Sehr schön sind die vielen ausgetüftelten Details: Das fängt beim Werkzeug-Set an, das in einem der Stahlrohre versteckt ist, geht bei der Klickhalterung vorne für Fahrradtaschen weiter und hört bei der ungewöhnlichen Form des Abstellens auf, das einen Radständer unnötig macht: Man löst unter dem Sattel mit dem Zeigefinger einen Hebel, schwingt das Hinterrad nach vorne und flugs steht das Brompton ebenso fest wie elegant am Boden.
Auch wenn die kleinen 18-Zoll-Räder sich auf glattem Asphalt deutlich wohler fühlen als auf schottrigem Untergrund, macht das Brompton auf längeren Strecken großen Spaß. Es ist wendig, aber nicht wacklig – und die Sechs-Gang-Nabenschaltung reicht aus, um kleinere Hügel hochzukommen und auf der Ebene ordentlich Tempo zu machen. Sehr sinnlich ist übrigens der Sound des Brompton: Das grillige Klickern hat etwas Mediterranes – gut gemacht, ihr Briten!
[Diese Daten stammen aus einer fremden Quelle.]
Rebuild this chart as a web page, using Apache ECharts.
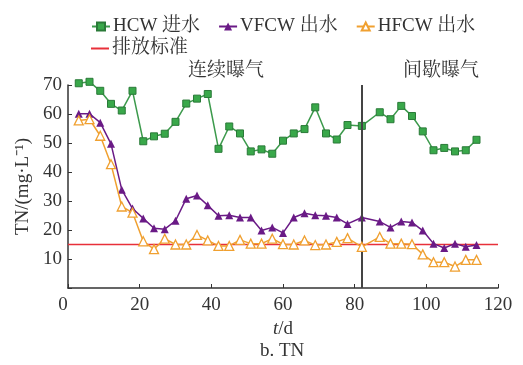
<!DOCTYPE html>
<html>
<head>
<meta charset="utf-8">
<script src="https://cdn.jsdelivr.net/npm/echarts@6/dist/echarts.min.js"></script>
<style>html,body{margin:0;padding:0;background:#fff}#c{width:523px;height:365px}</style>
</head>
<body>
<div id="c"></div>
<script>
// ---- data ----
const tHCW = [3,6,9,12,15,18,21,24,27,30,33,36,39,42,45,48,51,54,57,60,63,66,69,72,75,78,82,87,90,93,96,99,102,105,108,111,114];
const hcw  = [70.6,71.1,68,63.5,61.2,68,50.6,52.3,53.2,57.3,63.6,65.3,66.9,48.0,55.7,53.3,47.1,47.8,46.3,50.8,53.3,54.8,62.3,53.3,51.2,56.2,55.9,60.6,58.2,62.8,59.3,54.0,47.5,48.3,47.1,47.5,51.1];
const vfcw = [60.1,60.1,57.0,49.7,33.9,27.4,24.0,20.6,20.3,23.2,30.8,31.9,28.5,24.9,25.1,24.3,24.3,19.8,20.9,19.0,24.3,25.8,25.1,24.9,24.3,22.1,24.3,22.9,20.9,22.9,22.6,19.8,15.3,13.8,15.3,14.2,14.8];
const hfcw = [57.8,58.2,52.5,42.7,28.1,26.0,16.1,13.4,17.0,15.0,15.0,18.3,16.4,14.5,14.5,16.6,15.3,15.3,17.0,15.1,15.0,16.4,14.8,15.0,15.9,17.2,14.2,17.6,15.3,15.3,15.1,11.6,8.9,8.9,7.4,9.7,9.7];
const stdX = [0,120];
const stdY = [15,15];
const phaseSplit = 82;
const xTicks = {min:0, max:120, interval:20};
const yTicks = {min:0, max:70, interval:10};
const names = ['HCW 进水','VFCW 出水','HFCW 出水','排放标准'];
const phaseLabels = ['连续曝气','间歇曝气'];

const pair = (xs, ys) => xs.map((x,i)=>[x, ys[i]]);
const FONT = '"Liberation Serif","Noto Serif CJK SC","Noto Sans CJK SC",serif';
const TXT = '#333';
const FS = 19;

const chart = echarts.init(document.getElementById('c'), null, {renderer:'canvas'});
chart.setOption({
  animation:false,
  backgroundColor:'#fff',
  textStyle:{fontFamily:FONT, color:TXT},
  grid:{left:68, right:25, top:85, bottom:77},
  legend:[
    {data:names.slice(0,3), left:86, top:12, itemWidth:18, itemHeight:10, itemGap:18,
     textStyle:{fontFamily:FONT, fontSize:FS, color:TXT, padding:[0,0,0,-2]}},
    {data:[{name:names[3], icon:'rect'}], left:86, top:34, itemWidth:18, itemHeight:2,
     textStyle:{fontFamily:FONT, fontSize:FS, color:TXT, padding:[0,0,0,-2]}}
  ],
  graphic:[
    {type:'text', left:188, top:62, style:{text:phaseLabels[0], font:FS+'px '+FONT, fill:TXT}},
    {type:'text', left:403, top:62, style:{text:phaseLabels[1], font:FS+'px '+FONT, fill:TXT}},
    {type:'text', left:260, top:342, style:{text:'b. TN', font:FS+'px '+FONT, fill:TXT}}
  ],
  xAxis:{
    type:'value', min:xTicks.min, max:xTicks.max, interval:xTicks.interval,
    name:'{i|t}/d', nameLocation:'middle', nameGap:31,
    nameTextStyle:{fontFamily:FONT, fontSize:FS, color:TXT, rich:{i:{fontStyle:'italic', fontFamily:FONT, fontSize:FS, color:TXT}}},
    axisLine:{lineStyle:{color:'#333', width:1.5}},
    axisTick:{inside:true, length:4, lineStyle:{color:'#333'}},
    axisLabel:{fontFamily:FONT, fontSize:FS, color:TXT, margin:8,
      formatter:v=> v===0 ? '{z|0}' : String(v),
      rich:{z:{fontFamily:FONT, fontSize:FS, color:TXT, padding:[0,10,0,0]}}},
    splitLine:{show:false}
  },
  yAxis:{
    type:'value', min:yTicks.min, max:yTicks.max, interval:yTicks.interval,
    name:'TN/(mg·L⁻¹)', nameLocation:'middle', nameGap:34, nameRotate:90,
    nameTextStyle:{fontFamily:FONT, fontSize:FS, color:TXT},
    axisLine:{show:true, lineStyle:{color:'#333', width:1.5}},
    axisTick:{show:true, inside:true, length:4, lineStyle:{color:'#333'}},
    axisLabel:{fontFamily:FONT, fontSize:FS, color:TXT, margin:6, formatter:v=> v===0?'':String(v)},
    splitLine:{show:false}
  },
  series:[
    {name:names[0], type:'line', data:pair(tHCW,hcw), symbol:'rect', symbolSize:7, clip:false,
     itemStyle:{color:'#39a84a', borderColor:'#2a7a38', borderWidth:1},
     lineStyle:{color:'#3c9a4c', width:1.5}, z:3},
    {name:names[1], type:'line', data:pair(tHCW,vfcw), symbol:'triangle', symbolSize:8, clip:false,
     itemStyle:{color:'#6a1a86'}, lineStyle:{color:'#6a1a86', width:1.5}, z:4},
    {name:names[2], type:'line', data:pair(tHCW,hfcw), symbol:'triangle', symbolSize:9, clip:false,
     itemStyle:{color:'#fff', borderColor:'#f0a030', borderWidth:1.3},
     lineStyle:{color:'#f0a030', width:1.5}, z:5},
    {name:names[3], type:'line', data:pair(stdX,stdY), symbol:'none',
     itemStyle:{color:'#e8303a'}, lineStyle:{color:'#e8303a', width:1.5}, z:2,
     markLine:{silent:true, symbol:'none', label:{show:false},
       lineStyle:{color:'#444', width:2, type:'solid'},
       data:[{xAxis:phaseSplit}]}}
  ]
});
</script>
</body>
</html>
Das Brompton gibt es seit kurzem auch als E-Bike-Variante – mit einem Akku, der in einem Rucksack vorne festgemacht wird. Das sind 17,3 Kilo und kostet um die 3200 Euro – fast das Doppelte des getesteten Basis-Modells. Dass es für die Elektro-Faltrad-Variante durchaus Kunden gibt, bestätigt Saskia Buschke vom Velo-Laden. Doch sie glaubt, dass das Gros der Faltradfahrer nicht in die Richtung gehen wird. Denn das gute Stück soll ja eher leicht und einfach zu handhaben sein – und zum Beispiel problemlos in den Kofferraum oder in Nischen passen, ob im ICE oder in der Schiffskabine.
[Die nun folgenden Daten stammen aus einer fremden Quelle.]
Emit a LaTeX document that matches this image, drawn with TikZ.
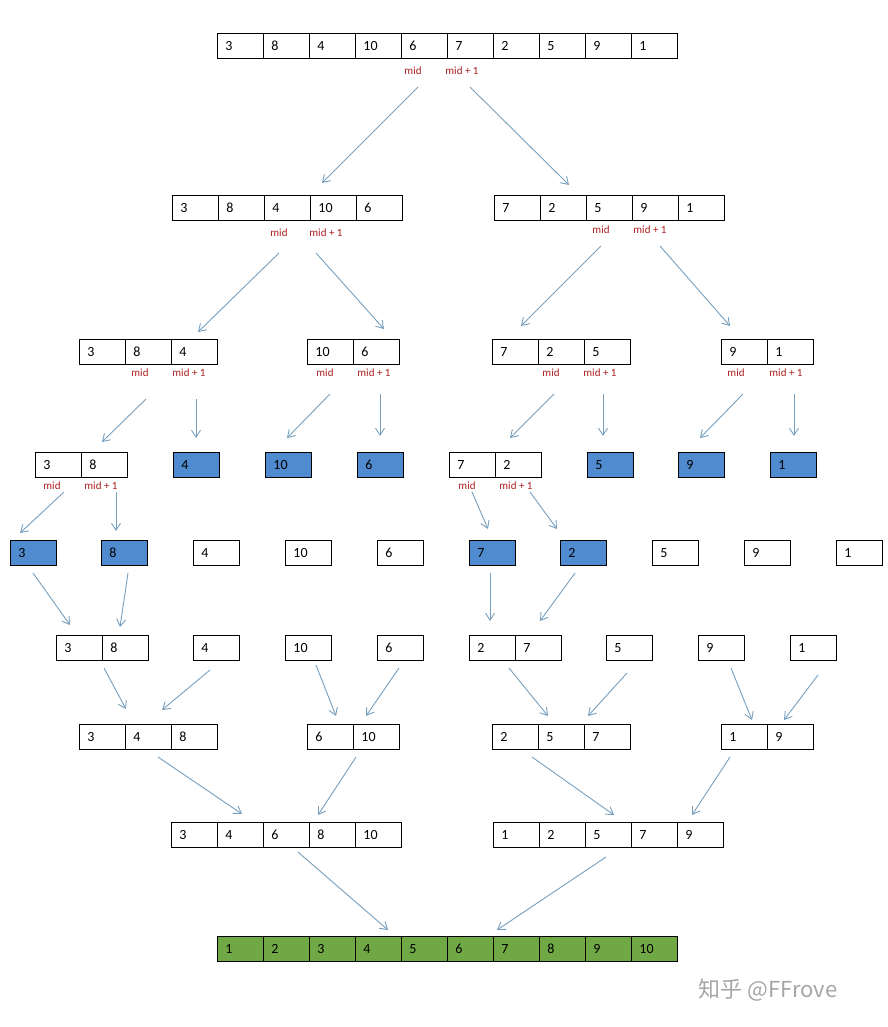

Weil man Räder mit bis zu 20-Zoll-Reifen gratis wie ein Gepäckstück in der S- wie U-Bahn mitnehmen kann, sind Falträder eine interessantes Glied in der Mobilitätskette. Und ich bleibe natürlich beimeinem Vello – und hoffe, dass ein hiesiger Händler es bald im Sortiment hat.